◆ What to do ◆
Will you repeat only the lines from the one with "Reproduce this chart with matplotlib." through the one with "plt.rcParams['font.family'] = ['Liberation", both included, leaving every picture out?

◆ Plotting code records ◆
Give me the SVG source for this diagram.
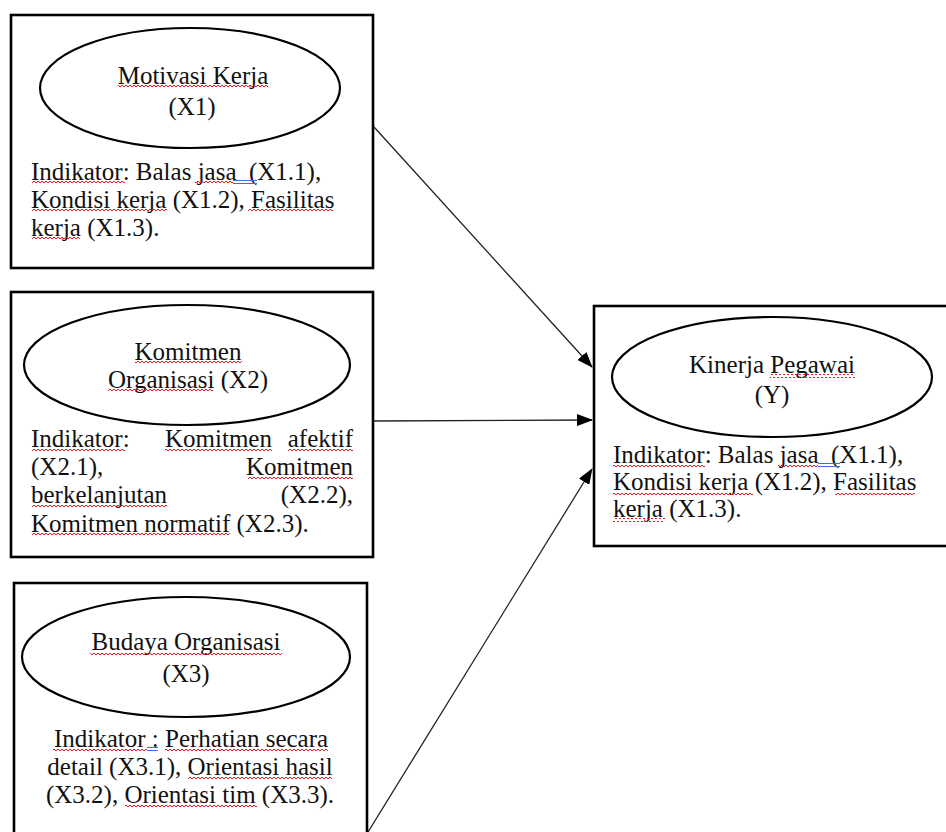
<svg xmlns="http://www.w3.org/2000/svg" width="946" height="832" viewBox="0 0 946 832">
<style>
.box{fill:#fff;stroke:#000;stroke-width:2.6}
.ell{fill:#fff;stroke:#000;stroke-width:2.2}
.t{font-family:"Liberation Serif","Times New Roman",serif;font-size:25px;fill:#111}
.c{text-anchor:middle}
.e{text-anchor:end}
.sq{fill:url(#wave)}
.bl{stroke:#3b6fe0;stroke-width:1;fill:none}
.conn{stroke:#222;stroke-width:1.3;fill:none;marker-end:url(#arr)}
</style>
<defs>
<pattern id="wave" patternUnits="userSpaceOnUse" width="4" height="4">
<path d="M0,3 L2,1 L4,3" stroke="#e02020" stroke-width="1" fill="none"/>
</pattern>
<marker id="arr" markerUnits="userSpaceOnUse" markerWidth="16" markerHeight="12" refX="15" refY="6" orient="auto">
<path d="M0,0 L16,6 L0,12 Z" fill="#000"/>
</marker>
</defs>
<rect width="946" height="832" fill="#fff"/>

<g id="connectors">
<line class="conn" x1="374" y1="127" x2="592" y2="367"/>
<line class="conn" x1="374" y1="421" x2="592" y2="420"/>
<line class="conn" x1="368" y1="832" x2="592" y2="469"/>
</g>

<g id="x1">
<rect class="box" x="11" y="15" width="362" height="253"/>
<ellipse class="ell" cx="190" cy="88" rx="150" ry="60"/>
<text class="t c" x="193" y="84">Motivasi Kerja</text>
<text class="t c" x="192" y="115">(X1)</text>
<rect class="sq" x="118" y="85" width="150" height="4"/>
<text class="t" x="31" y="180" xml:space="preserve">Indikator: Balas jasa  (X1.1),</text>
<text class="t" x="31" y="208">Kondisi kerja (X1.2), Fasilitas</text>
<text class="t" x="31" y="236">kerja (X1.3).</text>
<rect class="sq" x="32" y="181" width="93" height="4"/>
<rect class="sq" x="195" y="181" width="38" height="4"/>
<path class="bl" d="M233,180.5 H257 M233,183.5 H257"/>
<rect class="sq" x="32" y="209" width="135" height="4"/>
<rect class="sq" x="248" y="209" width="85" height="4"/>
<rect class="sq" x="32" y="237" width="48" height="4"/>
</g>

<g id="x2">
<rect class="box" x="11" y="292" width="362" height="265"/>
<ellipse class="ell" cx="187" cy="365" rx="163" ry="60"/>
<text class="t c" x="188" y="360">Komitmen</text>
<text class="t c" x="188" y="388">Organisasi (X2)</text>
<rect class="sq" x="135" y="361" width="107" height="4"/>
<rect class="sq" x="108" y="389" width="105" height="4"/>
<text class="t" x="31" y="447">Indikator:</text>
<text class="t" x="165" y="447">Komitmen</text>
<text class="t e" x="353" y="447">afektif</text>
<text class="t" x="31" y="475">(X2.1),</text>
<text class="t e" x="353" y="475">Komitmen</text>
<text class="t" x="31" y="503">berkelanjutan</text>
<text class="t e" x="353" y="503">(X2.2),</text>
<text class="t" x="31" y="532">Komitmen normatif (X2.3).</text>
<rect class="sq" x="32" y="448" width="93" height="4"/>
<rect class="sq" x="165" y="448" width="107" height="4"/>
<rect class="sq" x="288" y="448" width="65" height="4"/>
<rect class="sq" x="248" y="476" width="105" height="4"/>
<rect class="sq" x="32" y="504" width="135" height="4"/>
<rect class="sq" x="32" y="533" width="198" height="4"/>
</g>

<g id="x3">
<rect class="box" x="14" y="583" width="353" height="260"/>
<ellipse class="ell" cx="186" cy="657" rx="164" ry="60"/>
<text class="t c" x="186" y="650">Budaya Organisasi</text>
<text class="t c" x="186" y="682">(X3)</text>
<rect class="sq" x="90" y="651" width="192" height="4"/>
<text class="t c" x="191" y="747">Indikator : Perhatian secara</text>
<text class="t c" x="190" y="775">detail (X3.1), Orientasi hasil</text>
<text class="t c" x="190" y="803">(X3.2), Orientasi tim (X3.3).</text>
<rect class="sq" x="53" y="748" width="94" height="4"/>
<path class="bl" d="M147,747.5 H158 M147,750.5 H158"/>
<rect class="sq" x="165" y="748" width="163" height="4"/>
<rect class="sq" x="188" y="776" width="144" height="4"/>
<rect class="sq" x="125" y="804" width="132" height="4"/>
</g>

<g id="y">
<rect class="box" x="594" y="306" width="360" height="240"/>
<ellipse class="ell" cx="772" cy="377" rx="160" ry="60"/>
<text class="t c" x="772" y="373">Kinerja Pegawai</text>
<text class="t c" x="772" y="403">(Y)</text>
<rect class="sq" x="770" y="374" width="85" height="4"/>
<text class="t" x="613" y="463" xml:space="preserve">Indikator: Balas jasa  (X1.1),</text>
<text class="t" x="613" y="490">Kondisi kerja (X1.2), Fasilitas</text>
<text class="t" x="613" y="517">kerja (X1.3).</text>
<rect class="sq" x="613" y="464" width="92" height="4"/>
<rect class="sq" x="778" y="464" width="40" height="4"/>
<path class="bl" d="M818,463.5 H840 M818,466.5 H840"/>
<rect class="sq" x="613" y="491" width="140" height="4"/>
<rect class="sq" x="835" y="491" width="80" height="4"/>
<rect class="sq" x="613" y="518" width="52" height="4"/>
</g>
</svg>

---

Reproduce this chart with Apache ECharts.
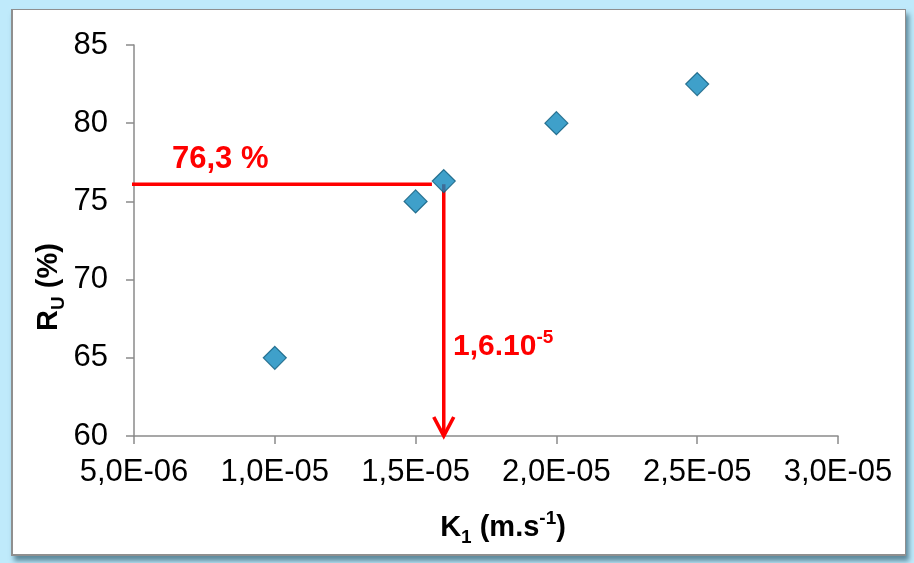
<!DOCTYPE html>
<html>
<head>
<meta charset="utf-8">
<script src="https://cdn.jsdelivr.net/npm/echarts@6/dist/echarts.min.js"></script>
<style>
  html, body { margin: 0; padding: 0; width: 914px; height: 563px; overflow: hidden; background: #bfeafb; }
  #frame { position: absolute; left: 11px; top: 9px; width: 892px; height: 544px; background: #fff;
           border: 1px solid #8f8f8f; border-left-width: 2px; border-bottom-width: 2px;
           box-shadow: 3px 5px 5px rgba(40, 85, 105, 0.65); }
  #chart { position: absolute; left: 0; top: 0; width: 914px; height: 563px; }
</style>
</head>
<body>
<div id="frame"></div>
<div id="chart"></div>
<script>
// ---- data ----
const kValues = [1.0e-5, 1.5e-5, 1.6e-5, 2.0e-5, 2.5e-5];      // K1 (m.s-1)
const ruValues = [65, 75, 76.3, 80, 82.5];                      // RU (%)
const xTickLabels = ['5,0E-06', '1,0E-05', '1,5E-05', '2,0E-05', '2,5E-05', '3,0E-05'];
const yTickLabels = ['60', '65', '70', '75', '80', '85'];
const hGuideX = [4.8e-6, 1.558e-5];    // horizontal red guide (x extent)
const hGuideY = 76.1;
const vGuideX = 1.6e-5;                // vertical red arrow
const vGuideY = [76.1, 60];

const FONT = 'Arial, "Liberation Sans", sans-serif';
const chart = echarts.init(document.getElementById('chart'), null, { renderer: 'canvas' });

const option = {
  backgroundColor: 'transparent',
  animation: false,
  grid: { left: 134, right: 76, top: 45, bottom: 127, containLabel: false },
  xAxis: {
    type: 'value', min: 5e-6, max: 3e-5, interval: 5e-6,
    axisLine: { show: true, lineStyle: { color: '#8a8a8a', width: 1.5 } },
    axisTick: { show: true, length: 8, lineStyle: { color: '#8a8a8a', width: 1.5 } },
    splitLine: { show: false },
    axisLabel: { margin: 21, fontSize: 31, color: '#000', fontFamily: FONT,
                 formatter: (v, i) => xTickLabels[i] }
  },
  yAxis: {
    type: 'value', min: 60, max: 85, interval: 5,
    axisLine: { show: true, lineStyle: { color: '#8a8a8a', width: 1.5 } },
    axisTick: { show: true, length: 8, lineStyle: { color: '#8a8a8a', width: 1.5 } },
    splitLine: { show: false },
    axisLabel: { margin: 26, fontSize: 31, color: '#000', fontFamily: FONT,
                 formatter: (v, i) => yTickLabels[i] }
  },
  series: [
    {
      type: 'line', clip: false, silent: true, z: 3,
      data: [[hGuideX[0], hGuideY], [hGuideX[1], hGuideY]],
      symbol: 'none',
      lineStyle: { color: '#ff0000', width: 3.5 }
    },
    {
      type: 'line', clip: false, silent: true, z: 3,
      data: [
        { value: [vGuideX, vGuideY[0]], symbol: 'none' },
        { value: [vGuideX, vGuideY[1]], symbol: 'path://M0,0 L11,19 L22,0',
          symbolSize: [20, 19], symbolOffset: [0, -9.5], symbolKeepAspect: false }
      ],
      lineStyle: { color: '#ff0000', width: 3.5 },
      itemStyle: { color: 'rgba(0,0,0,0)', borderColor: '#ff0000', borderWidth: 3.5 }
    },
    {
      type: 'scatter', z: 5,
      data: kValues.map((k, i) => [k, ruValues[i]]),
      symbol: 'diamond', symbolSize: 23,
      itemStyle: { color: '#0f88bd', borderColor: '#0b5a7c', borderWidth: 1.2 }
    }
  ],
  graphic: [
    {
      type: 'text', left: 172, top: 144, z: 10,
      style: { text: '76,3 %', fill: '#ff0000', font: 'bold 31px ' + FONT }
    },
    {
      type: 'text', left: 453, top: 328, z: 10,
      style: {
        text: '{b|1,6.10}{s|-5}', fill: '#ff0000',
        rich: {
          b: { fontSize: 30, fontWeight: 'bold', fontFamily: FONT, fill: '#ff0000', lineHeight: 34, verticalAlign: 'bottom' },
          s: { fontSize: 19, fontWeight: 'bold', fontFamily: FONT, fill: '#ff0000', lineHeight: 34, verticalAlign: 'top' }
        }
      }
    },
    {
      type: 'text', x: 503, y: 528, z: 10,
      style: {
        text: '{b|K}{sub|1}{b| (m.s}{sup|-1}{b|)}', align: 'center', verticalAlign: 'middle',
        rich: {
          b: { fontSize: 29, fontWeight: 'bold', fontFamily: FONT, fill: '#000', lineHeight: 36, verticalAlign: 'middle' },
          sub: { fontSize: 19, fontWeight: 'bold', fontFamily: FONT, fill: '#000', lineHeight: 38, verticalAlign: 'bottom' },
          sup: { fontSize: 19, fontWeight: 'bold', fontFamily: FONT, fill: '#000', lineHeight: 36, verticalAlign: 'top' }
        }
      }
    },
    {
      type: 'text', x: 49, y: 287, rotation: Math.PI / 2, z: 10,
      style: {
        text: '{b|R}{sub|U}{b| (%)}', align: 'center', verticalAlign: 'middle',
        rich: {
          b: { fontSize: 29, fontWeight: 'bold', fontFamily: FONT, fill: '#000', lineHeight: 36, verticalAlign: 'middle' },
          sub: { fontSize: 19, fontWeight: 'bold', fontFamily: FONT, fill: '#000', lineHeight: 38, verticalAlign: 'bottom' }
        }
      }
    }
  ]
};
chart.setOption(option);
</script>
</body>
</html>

* * *

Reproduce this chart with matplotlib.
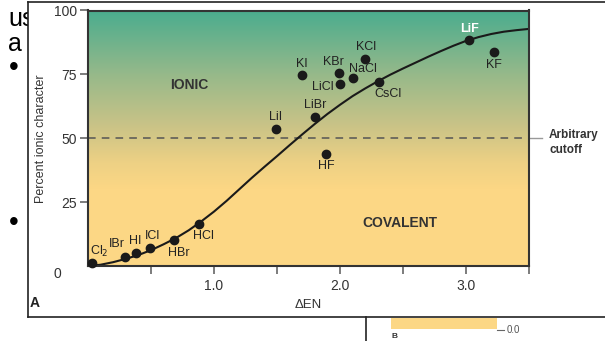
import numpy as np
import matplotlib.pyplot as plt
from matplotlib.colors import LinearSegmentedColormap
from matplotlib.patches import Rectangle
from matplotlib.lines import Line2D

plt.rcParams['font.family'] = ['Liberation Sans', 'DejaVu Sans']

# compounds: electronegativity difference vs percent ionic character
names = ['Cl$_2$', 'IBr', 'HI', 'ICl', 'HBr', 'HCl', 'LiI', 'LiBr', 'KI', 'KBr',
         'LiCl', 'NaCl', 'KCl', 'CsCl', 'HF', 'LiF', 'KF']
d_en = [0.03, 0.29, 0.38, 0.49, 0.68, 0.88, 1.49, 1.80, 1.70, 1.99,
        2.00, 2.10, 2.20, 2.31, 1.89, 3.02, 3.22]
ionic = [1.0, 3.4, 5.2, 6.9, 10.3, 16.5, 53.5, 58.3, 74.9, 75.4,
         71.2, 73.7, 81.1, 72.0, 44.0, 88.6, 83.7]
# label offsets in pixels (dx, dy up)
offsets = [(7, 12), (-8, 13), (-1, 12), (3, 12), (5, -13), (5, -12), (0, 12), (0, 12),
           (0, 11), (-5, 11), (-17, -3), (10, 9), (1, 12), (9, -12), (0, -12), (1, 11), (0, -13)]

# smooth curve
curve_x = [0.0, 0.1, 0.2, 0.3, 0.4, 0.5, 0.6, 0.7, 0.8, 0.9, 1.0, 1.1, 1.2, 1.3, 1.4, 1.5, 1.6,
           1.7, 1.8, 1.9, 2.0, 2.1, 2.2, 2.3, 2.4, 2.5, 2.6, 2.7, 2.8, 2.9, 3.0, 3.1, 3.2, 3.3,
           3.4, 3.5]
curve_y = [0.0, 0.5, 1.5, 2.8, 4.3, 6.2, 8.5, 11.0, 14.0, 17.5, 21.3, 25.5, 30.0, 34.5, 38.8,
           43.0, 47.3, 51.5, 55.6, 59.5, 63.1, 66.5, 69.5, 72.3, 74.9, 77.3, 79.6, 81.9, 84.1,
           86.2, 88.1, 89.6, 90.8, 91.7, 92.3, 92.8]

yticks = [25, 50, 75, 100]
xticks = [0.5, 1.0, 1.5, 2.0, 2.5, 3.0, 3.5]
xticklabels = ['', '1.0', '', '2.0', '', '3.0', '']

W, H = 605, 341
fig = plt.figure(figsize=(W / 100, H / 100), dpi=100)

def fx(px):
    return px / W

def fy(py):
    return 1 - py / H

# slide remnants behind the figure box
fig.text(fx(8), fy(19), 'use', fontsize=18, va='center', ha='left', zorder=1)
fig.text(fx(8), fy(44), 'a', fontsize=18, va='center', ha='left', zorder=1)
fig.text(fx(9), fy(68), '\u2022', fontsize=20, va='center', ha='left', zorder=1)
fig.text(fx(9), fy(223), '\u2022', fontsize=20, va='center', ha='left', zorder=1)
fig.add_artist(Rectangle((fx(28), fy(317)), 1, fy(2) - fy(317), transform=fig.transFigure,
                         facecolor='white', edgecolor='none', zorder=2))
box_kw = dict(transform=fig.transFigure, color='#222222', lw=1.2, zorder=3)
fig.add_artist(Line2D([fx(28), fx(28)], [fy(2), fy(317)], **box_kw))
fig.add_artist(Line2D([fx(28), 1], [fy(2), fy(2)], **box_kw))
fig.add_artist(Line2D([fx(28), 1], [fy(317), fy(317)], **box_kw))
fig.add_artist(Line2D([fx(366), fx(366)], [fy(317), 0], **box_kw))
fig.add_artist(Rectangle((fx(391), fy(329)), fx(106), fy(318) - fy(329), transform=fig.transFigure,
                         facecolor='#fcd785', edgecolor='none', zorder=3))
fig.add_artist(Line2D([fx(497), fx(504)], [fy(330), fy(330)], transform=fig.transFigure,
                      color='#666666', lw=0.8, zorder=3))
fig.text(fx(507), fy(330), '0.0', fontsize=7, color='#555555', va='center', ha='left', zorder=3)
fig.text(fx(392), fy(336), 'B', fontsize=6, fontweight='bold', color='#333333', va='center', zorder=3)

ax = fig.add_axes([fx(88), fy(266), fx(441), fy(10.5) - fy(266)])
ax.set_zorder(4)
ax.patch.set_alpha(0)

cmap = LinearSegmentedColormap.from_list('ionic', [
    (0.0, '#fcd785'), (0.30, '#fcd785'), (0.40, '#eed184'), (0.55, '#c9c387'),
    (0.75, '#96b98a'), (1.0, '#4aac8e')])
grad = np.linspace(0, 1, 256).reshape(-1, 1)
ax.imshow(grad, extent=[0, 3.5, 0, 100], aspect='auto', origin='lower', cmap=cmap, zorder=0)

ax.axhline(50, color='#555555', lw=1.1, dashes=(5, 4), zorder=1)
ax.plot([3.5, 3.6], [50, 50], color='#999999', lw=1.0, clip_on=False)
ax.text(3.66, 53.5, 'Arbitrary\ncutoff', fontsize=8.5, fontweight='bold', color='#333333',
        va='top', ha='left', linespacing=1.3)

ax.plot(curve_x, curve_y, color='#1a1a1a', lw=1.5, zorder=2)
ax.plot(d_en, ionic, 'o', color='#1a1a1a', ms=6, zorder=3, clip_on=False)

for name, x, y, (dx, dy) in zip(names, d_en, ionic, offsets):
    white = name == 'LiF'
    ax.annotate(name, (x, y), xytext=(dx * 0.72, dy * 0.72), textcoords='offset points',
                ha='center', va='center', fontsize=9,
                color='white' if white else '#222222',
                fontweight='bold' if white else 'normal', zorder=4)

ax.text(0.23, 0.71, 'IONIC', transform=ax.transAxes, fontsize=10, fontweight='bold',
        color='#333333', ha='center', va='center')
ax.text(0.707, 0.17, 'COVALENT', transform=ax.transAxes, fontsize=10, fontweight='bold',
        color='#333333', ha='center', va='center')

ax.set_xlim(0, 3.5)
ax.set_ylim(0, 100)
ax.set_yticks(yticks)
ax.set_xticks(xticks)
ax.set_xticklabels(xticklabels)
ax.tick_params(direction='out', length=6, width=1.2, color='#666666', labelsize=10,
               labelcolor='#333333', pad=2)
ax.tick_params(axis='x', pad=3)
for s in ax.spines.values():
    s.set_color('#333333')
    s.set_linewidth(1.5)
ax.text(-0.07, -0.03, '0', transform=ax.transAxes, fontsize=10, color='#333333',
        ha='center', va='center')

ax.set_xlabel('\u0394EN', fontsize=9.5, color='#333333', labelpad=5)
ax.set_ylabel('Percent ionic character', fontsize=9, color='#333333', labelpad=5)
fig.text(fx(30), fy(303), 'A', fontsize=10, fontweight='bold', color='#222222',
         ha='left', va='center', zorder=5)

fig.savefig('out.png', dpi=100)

◆ Solution to this problem ◆
Reproduce this chart with matplotlib.
import numpy as np
import matplotlib.pyplot as plt
from matplotlib.colors import LinearSegmentedColormap
from matplotlib.patches import Rectangle
from matplotlib.lines import Line2D

plt.rcParams['font.family'] = ['Liberation Sans', 'DejaVu Sans']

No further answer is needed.